2005 Salt Lake City Annual Meeting (October 16–19, 2005)

Paper No. 16
Presentation Time: 11:45 AM

SMALL CLIMACTICHNITES TRACKWAYS: THEIR ABUNDANCE AND IMPLICATIONS FOR TRACKMAKER PHYSIOLOGY


GETTY, Patrick Ryan, Department of Geosciences, University of Massachusetts Amherst, Amherst, MA 01003 and HAGADORN, James W., Department of Geology, Amherst College, Amherst, MA 01002, prgetty@nsm.umass.edu

Climactichnites wilsoni is the trackway of an unknown, soft-bodied late Cambrian animal that inhabited marginal marine settings and might have been among the first animals to venture onto land. The width of these trackways (4- 30 cm) is directly related to the size of the trackmaker. The smallest reported trackways are 4- 8 cm wide and are restricted to one quarry in Wisconsin.

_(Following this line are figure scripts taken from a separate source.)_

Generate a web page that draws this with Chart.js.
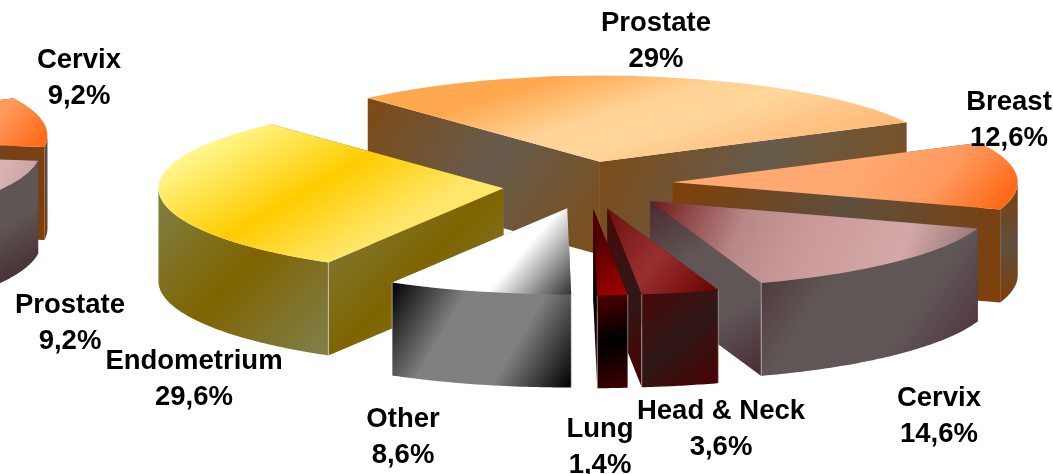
<!DOCTYPE html>
<html><head><meta charset="utf-8">
<script src="https://cdn.jsdelivr.net/npm/chart.js@4/dist/chart.umd.min.js"></script>
<style>
html,body{margin:0;padding:0;background:#fff;width:1053px;height:474px;overflow:hidden}
canvas{position:absolute;display:block}
#side{left:-737px;top:0}
#main{left:0;top:0}
</style></head><body>
<canvas id="side" width="800" height="474"></canvas>
<canvas id="main" width="1053" height="474"></canvas>
<script>
const categories = ['Prostate','Breast','Cervix','Head & Neck','Lung','Other','Endometrium'];
const shares = [29,12.6,14.6,3.6,1.4,8.6,29.6];
const sideCategories = ['Cervix','Prostate','Remainder'];
const sideShares = [9.2,9.2,81.6];

// layout and style tables
const SQUASH = 0.25, DEPTH = 93, RADIUS = 345;
const mainExplode = [90,87,92,96,96,96,84];
const mainShift = [0,0,1,1,1,1,2];
const mainShiftX = [-3,-1,-2,0,1,5,0];
const sideExplode = [40,32,0];
const sideShift = [1,10,0];
const sideShiftX = [0,4,0];
const mainLabelPos = [[656,23.5],[1009,102.5],[939,398.5],[721,411.5],[600,429.5],[403,419.5],[194,361.5]];
const sideLabelPos = [[79,60.5],[70,305.5]];
const mainTops = [
 {a:[-33,-88,12,55], s:[[0,'#FFA850'],[.34,'#FFD396'],[.55,'#FFD699'],[.72,'#FFC98C'],[1,'#FFB872']]},
 {a:[226,-54,326,31], s:[[0,'#FFA872'],[.5,'#FF9A5E'],[1,'#FF6612']]},
 {a:[0,0,290,120], s:[[0,'#701818'],[.3,'#B88888'],[.5,'#CC9999'],[.8,'#D4A8A8'],[1,'#9A7878']]},
 {a:[0,0,110,85], s:[[0,'#6E1010'],[.5,'#993030'],[1,'#6A0000']]},
 {a:[0,30,35,88], s:[[0,'#500000'],[1,'#A80000']]},
 {a:[-67,24,8,89], s:[[0,'#FFFFFF'],[.3,'#FFFFFF'],[1,'#222222']]},
 {a:[-271,-57,-191,83], s:[[0,'#FFF68A'],[.55,'#FFCC00'],[1,'#FFE668']]}
];
const mainWalls = [
 ['#7E4A14','#665B4C','#7E4E18'],['#7F3F08','#5F4F3F','#7F3F08'],['#4A2A30','#605656','#605656','#4A2A34'],
 ['#4A0808','#301818','#4A0000'],['#500000','#000000','#400000'],['#000000','#808080','#808080','#000000'],
 ['#808048','#7F6400','#808050']
];
const sideTops = [
 {a:[260,-60,340,12], s:[[0,'#FFA872'],[.5,'#FF9A5E'],[1,'#FF6612']]},
 {a:[100,0,420,100], s:[[0,'#CC9999'],[.6,'#D9B3B3'],[1,'#9A7878']]},
 null
];
const sideWalls = [['#6A4E3A','#64483A','#7F3F08'],['#5F5555','#5F5555','#3A1C22'],null];

function makePie3d(o){ return {
  id:'pie3d',
  beforeDatasetsDraw(chart){
    const ctx = chart.ctx;
    const arcs = chart.getDatasetMeta(0).data;
    const mids = arcs.map(a => (a.startAngle+a.endAngle)/2);
    const order = arcs.map((a,i)=>i).sort((p,q)=>Math.sin(mids[p])-Math.sin(mids[q]));
    for (const i of order){
      const a = arcs[i];
      if (!o.tops[i]) continue;
      const dx = Math.cos(mids[i])*o.explode[i]+o.shiftX[i], dy = Math.sin(mids[i])*o.explode[i], shift = o.shift[i];
      const P = (lx,ly)=>[a.x+lx+dx, a.y+SQUASH*(ly+dy)+shift];
      const r = a.outerRadius;
      const onRim = t => P(r*Math.cos(t),r*Math.sin(t));
      const front = [];
      const steps = Math.max(2,Math.ceil((a.endAngle-a.startAngle)/0.01));
      for (let s=0;s<=steps;s++){
        const t = a.startAngle+(a.endAngle-a.startAngle)*s/steps;
        if (Math.sin(t)>=0) front.push(onRim(t));
      }
      const first = onRim(a.startAngle), last = onRim(a.endAngle);
      const apex = P(0,0);
      const faces = [[apex,first],[apex,last]];
      if (front.length>1) faces.push(front);
      const meanY = f => f.reduce((u,p)=>u+p[1],0)/f.length;
      faces.sort((f,g)=>meanY(f)-meanY(g));
      for (const f of faces){
        const xs=f.map(p=>p[0]), ys=f.map(p=>p[1]);
        const g = ctx.createLinearGradient(Math.min(...xs),Math.min(...ys),Math.max(...xs),Math.max(...ys)+DEPTH);
        const cols=o.walls[i];
        cols.forEach((c,n)=>g.addColorStop(n/(cols.length-1),c));
        ctx.beginPath();
        f.forEach((p,n)=> n?ctx.lineTo(p[0],p[1]):ctx.moveTo(p[0],p[1]));
        for (let n=f.length-1;n>=0;n--) ctx.lineTo(f[n][0],f[n][1]+DEPTH);
        ctx.closePath();
        ctx.fillStyle=g; ctx.fill();
      }
      // light corner edge, as in the reference
      ctx.strokeStyle='rgba(255,255,255,0.45)'; ctx.lineWidth=1;
      for (const p of [first,last]){
        if (p[1]-apex[1]>40){
          ctx.beginPath(); ctx.moveTo(p[0],p[1]); ctx.lineTo(p[0],p[1]+DEPTH); ctx.stroke();
        }
      }
      // top face: the library's own arc element under a flattening transform
      ctx.save();
      ctx.translate(dx,a.y+shift);
      ctx.scale(1,SQUASH);
      ctx.translate(0,dy-a.y);
      const spec = o.tops[i];
      const [x0,y0,x1,y1] = spec.a;
      const ax=x1-x0, ay=y1-y0, nx=ax/SQUASH, ny=ay, n=Math.hypot(nx,ny);
      const proj=(ax*ax/SQUASH+ay*ay/SQUASH)/n;
      const sx=a.x+x0, sy=a.y+y0/SQUASH;
      const grad=ctx.createLinearGradient(sx,sy,sx+nx/n*proj,sy+ny/n*proj);
      spec.s.forEach(([p,c])=>grad.addColorStop(p,c));
      a.options=Object.assign({},a.options,{backgroundColor:grad,borderWidth:0,offset:0});
      a.draw(ctx);
      ctx.restore();
    }
    return false;
  },
  afterDraw(chart){
    if(!o.labelItems) return;
    const ctx=chart.ctx;
    ctx.save();
    ctx.font='bold 27.5px "Liberation Sans", Arial, sans-serif';
    ctx.textAlign='center';ctx.textBaseline='middle';ctx.fillStyle='#000';
    for(const it of o.labelItems){
      ctx.fillText(it.name,it.x,it.y);
      ctx.fillText(it.value,it.x,it.y+35.5);
    }
    ctx.restore();
  }
};}
const fmt = v => String(v).replace('.',',')+'%';
const mainItems = categories.map((c,i)=>({name:c,value:fmt(shares[i]),x:mainLabelPos[i][0],y:mainLabelPos[i][1]}));
const sideItems = sideLabelPos.map((p,i)=>({name:sideCategories[i],value:fmt(sideShares[i]),x:p[0],y:p[1]}));

function makeChart(id, labels, values, rotation, padding, cfg){
  return new Chart(document.getElementById(id),{
    type:'pie',
    data:{labels,datasets:[{data:values,backgroundColor:'#888',borderWidth:0,clip:false}]},
    plugins:[makePie3d(cfg)],
    options:{
      responsive:false,animation:false,rotation,radius:RADIUS,
      layout:{padding},
      plugins:{legend:{display:false},tooltip:{enabled:false}}
    }
  });
}
makeChart('side',sideCategories,sideShares,64.5,{left:0,right:0,top:0,bottom:202},
  {explode:sideExplode,shift:sideShift,shiftX:sideShiftX,tops:sideTops,walls:sideWalls});
makeChart('main',categories,shares,-42.3,{left:121,right:0,top:0,bottom:106},
  {explode:mainExplode,shift:mainShift,shiftX:mainShiftX,tops:mainTops,walls:mainWalls,labelItems:mainItems.concat(sideItems)});
</script>
</body></html>
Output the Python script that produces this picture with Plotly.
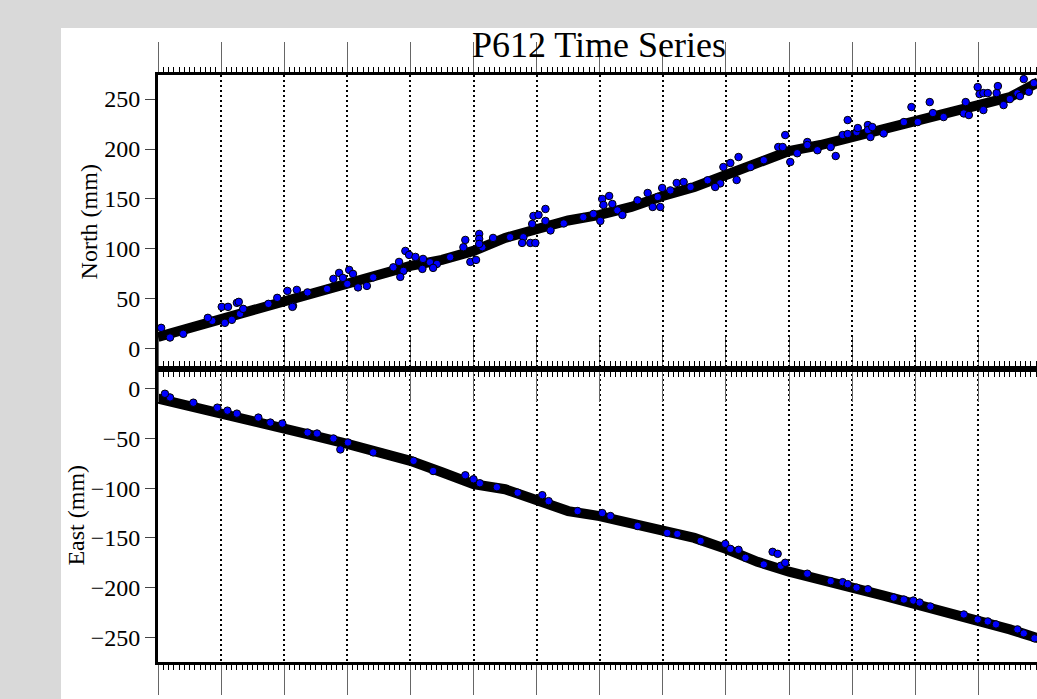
import plotly.graph_objects as go

# ---------------- data ----------------
band_years = [2005.0, 2005.5, 2006.0, 2006.5, 2007.0, 2007.5, 2008.0, 2008.5,
              2009.0, 2009.5, 2010.0, 2010.5, 2011.0, 2011.5, 2012.0, 2012.5,
              2013.0, 2013.5, 2014.0, 2014.5, 2015.0, 2015.5, 2016.0, 2016.5,
              2017.0, 2017.5, 2018.0, 2018.5, 2018.7, 2018.95]
north_band = [12, 21, 30, 38, 46, 55.5, 66, 75,
              83, 89, 98, 111, 121, 128.5, 134, 142,
              153, 162, 174, 186, 198, 204, 212.5, 221,
              228.5, 236, 244, 252, 260, 267]
east_band = [-10, -17, -25, -32, -40, -47.5, -55.5, -64,
             -72.5, -84, -96, -101, -112, -123, -128, -136,
             -143.5, -150, -161, -174, -184, -191, -200, -208,
             -216, -225, -233, -242, -246, -251]

# scattered / outlying daily positions (blue dots)
north_pts_t = [2005.05, 2005.79, 2006.01, 2006.11, 2006.25, 2006.28, 2006.35, 2006.89,
               2007.05, 2007.13, 2007.2, 2007.78, 2007.87, 2007.93, 2008.03, 2008.09,
               2008.31, 2008.82, 2008.84, 2008.92, 2008.98, 2009.08, 2009.2, 2009.36,
               2009.87, 2009.95, 2010.04, 2010.09, 2010.09, 2010.09, 2010.31, 2010.77,
               2010.9, 2010.93, 2010.95, 2010.98, 2011.03, 2011.14, 2011.14, 2012.01,
               2012.04, 2012.06, 2012.15, 2012.2, 2012.36, 2012.76, 2012.84, 2012.96,
               2012.99, 2013.22, 2013.33, 2013.83, 2013.96, 2014.07, 2014.17, 2014.2,
               2014.83, 2014.9, 2014.94, 2015.02, 2015.29, 2015.29, 2015.74, 2015.85,
               2015.93, 2015.93, 2016.07, 2016.09, 2016.25, 2016.25, 2016.32, 2016.82,
               2016.94, 2017.23, 2017.28, 2017.8, 2017.85, 2017.99, 2018.02, 2018.08,
               2018.15, 2018.29, 2018.31, 2018.5, 2018.66, 2018.72, 2018.88]
north_pts_v = [21, 31, 42, 42, 46, 47, 40, 51,
               58, 42, 59, 70, 76, 71, 79, 75,
               63, 87, 72, 98, 94, 92, 90, 81,
               109, 87, 89, 115, 110, 105, 111, 106,
               106, 125, 133, 106, 134, 140, 128, 128,
               150, 144, 153, 145, 134, 156, 142, 142,
               161, 166, 167, 162, 182, 186, 169, 192,
               202, 202, 214, 187, 207, 204, 193, 214,
               229, 215, 217, 221, 224, 219, 222, 227,
               242, 247, 236, 247, 234, 262, 255, 256,
               256, 256, 263, 250, 253, 270, 266]
# blue specks at the edges of the dense band
north_edge_t = [2005.19, 2005.4, 2005.86, 2006.06, 2006.17, 2006.3, 2006.75, 2007.14,
                2007.37, 2007.68, 2008.0, 2008.17, 2008.41, 2008.73, 2008.89, 2009.19,
                2009.31, 2009.42, 2009.63, 2009.84, 2010.14, 2010.58, 2010.79, 2011.22,
                2011.43, 2011.74, 2011.9, 2012.28, 2012.6, 2012.92, 2013.12, 2013.44,
                2013.71, 2013.91, 2014.39, 2014.6, 2015.13, 2015.45, 2015.66, 2016.29,
                2016.5, 2017.04, 2017.45, 2017.77, 2018.08, 2018.4, 2018.62, 2018.8]
north_edge_v = [11.3, 15, 28, 26, 29, 35, 45, 43,
                56.5, 60, 65, 61.5, 71.5, 81.6, 78, 80,
                86.6, 85, 91.7, 101.7, 101.7, 111.7, 111.7, 118.5,
                125.5, 131.8, 135, 138.6, 148.6, 152, 158.6, 162,
                168.7, 165.6, 182, 188.8, 195.8, 198.8, 202, 212,
                215.6, 227, 232, 235.6, 239, 244, 255.7, 257.3]

east_pts_t = [2005.11, 2005.56, 2005.94, 2006.25, 2006.78, 2006.97, 2007.52, 2007.78,
              2007.89, 2008.01, 2009.05, 2009.87, 2010.0, 2010.1, 2010.37, 2011.09,
              2011.19, 2012.04, 2012.17, 2013.07, 2013.23, 2013.99, 2014.07, 2014.2,
              2014.31, 2014.74, 2014.82, 2014.87, 2014.94, 2015.29, 2015.85, 2015.93,
              2016.07, 2016.25, 2016.66, 2016.97, 2017.07, 2017.24, 2017.99, 2018.15,
              2018.28, 2018.72, 2018.89]
east_pts_v = [-5, -14, -19, -25, -34, -35, -45, -50,
              -61, -54, -72.5, -87, -91, -95, -99, -107,
              -113, -125, -128, -145, -146, -156, -161, -162,
              -170, -164, -166, -178, -175, -186, -194.5, -196.5,
              -200, -201.6, -210, -213, -215, -219, -232, -234,
              -237, -246, -251]
east_edge_t = [2005.19, 2006.1, 2006.59, 2007.37, 2008.41, 2009.36, 2010.7,
               2011.65, 2012.6, 2013.6, 2014.6, 2015.66, 2016.82, 2017.77, 2018.62]
east_edge_v = [-8.7, -22, -29, -44, -64, -82.7, -104.5,
               -123, -138, -153, -176.7, -193.5, -212, -227, -242]

year_range = [2005.0, 2018.93]
north_range = [-19.7, 274.1]
east_range = [-274.8, 20.4]
north_ticks = [0, 50, 100, 150, 200, 250]
east_ticks = [-250, -200, -150, -100, -50, 0]

# ---------------- figure ----------------
W, H = 1037, 699
L, R, T, B = 158, 0, 75, 37
pw, ph = W - L - R, H - T - B
serif = "Liberation Serif"

fig = go.Figure()

band_style = dict(mode="lines", line=dict(color="black", width=10), hoverinfo="skip",
                  showlegend=False)
pt_style = dict(mode="markers", showlegend=False,
                marker=dict(size=7.5, color="#0000ff", line=dict(color="black", width=1)))

fig.add_trace(go.Scatter(x=band_years, y=north_band, xaxis="x2", yaxis="y2", **band_style))
fig.add_trace(go.Scatter(x=north_edge_t, y=north_edge_v, xaxis="x2", yaxis="y2", **pt_style))
fig.add_trace(go.Scatter(x=north_pts_t, y=north_pts_v, xaxis="x2", yaxis="y2", **pt_style))
fig.add_trace(go.Scatter(x=band_years, y=east_band, xaxis="x", yaxis="y", **band_style))
fig.add_trace(go.Scatter(x=east_edge_t, y=east_edge_v, xaxis="x", yaxis="y", **pt_style))
fig.add_trace(go.Scatter(x=east_pts_t, y=east_pts_v, xaxis="x", yaxis="y", **pt_style))

xcommon = dict(range=year_range, showline=True, linewidth=3, linecolor="black",
               mirror="ticks", ticks="outside", ticklen=30, tickwidth=1, tickcolor="#666",
               tick0=2005, dtick=1, showticklabels=False, showgrid=True,
               gridcolor="black", gridwidth=2, griddash="2px,3px", zeroline=False,
               automargin=False,
               minor=dict(tick0=2005, dtick=1 / 12, ticks="outside", ticklen=5,
                          tickwidth=1, tickcolor="black", showgrid=False))
ycommon = dict(showline=True, linewidth=3, linecolor="black", mirror=False,
               ticks="outside", ticklen=10, tickwidth=1, tickcolor="#444",
               showgrid=False, zeroline=False, automargin=False,
               tickfont=dict(family=serif, size=24, color="black"))

fig.update_layout(
    width=W, height=H, template="none",
    margin=dict(l=L, r=R, t=T, b=B, pad=0),
    paper_bgcolor="#d9d9d9", plot_bgcolor="white",
    font=dict(family=serif, color="black"),
    xaxis=dict(domain=[0, 1], anchor="y", **xcommon),
    xaxis2=dict(domain=[0, 1], anchor="y2", matches="x", **xcommon),
    yaxis=dict(domain=[0, 0.5], anchor="x", range=east_range, tickvals=east_ticks,
               title=dict(text="East (mm)", font=dict(family=serif, size=24)), **ycommon),
    yaxis2=dict(domain=[0.5, 1], anchor="x2", range=north_range, tickvals=north_ticks,
                title=dict(text="North (mm)", font=dict(family=serif, size=24)), **ycommon),
    shapes=[dict(type="rect", xref="paper", yref="paper", layer="below",
                 x0=(61 - L) / pw, x1=1.05, y0=-B / ph - 0.05, y1=(H - B - 28) / ph,
                 fillcolor="white", line=dict(width=0))],
    annotations=[dict(text="P612 Time Series", xref="paper", yref="paper",
                      x=(599 - L) / pw, y=(H - B - 45) / ph, xanchor="center",
                      yanchor="middle", showarrow=False,
                      font=dict(family=serif, size=36, color="black"))],
)

fig.write_html("out.html")
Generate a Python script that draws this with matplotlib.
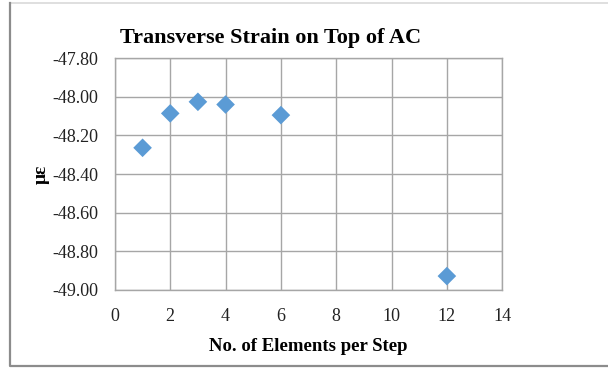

It has been suggested that small trackways are rare because the animals were unable to compact the wet sand on which larger trackways are preserved, or that a high rate of predation by arthropods (such as those that produced Protichnites) limited the number of potential small trackmakers.

Here we report on small Climactichnites (~2-3 cm wide) that occur in Québec, New York, Wisconsin, and Missouri. These trackways sometimes occur in abundance on bedding planes, indicating that large numbers of the animal inhabited some localities. The trackways exhibit variable morphologies ranging from those with lateral ridges, transverse bars, and furrows to those missing one or more of these features. Variable morphologies are sometimes exhibited by trackways on the same slab. This variability is interpreted to result from differences in trackmaker behavior, sediment rheology, taphonomy, and/or fossil collection approaches. The trackways occur on fine- to medium-grained sandstones, some of which have intercalcated coarse grains. In some cases the trackways crosscut and modify oscillation ripples, indicating that these small animals were able to modify relatively large sedimentary structures during track formation.

Together, these trackways are important because they demonstrate that small, possibly juvenile Climactichnites-producing animals were abundant and geographically widespread, and that they had the physiological capacity to manipulate sediment to produce trackways like those of larger trackmakers.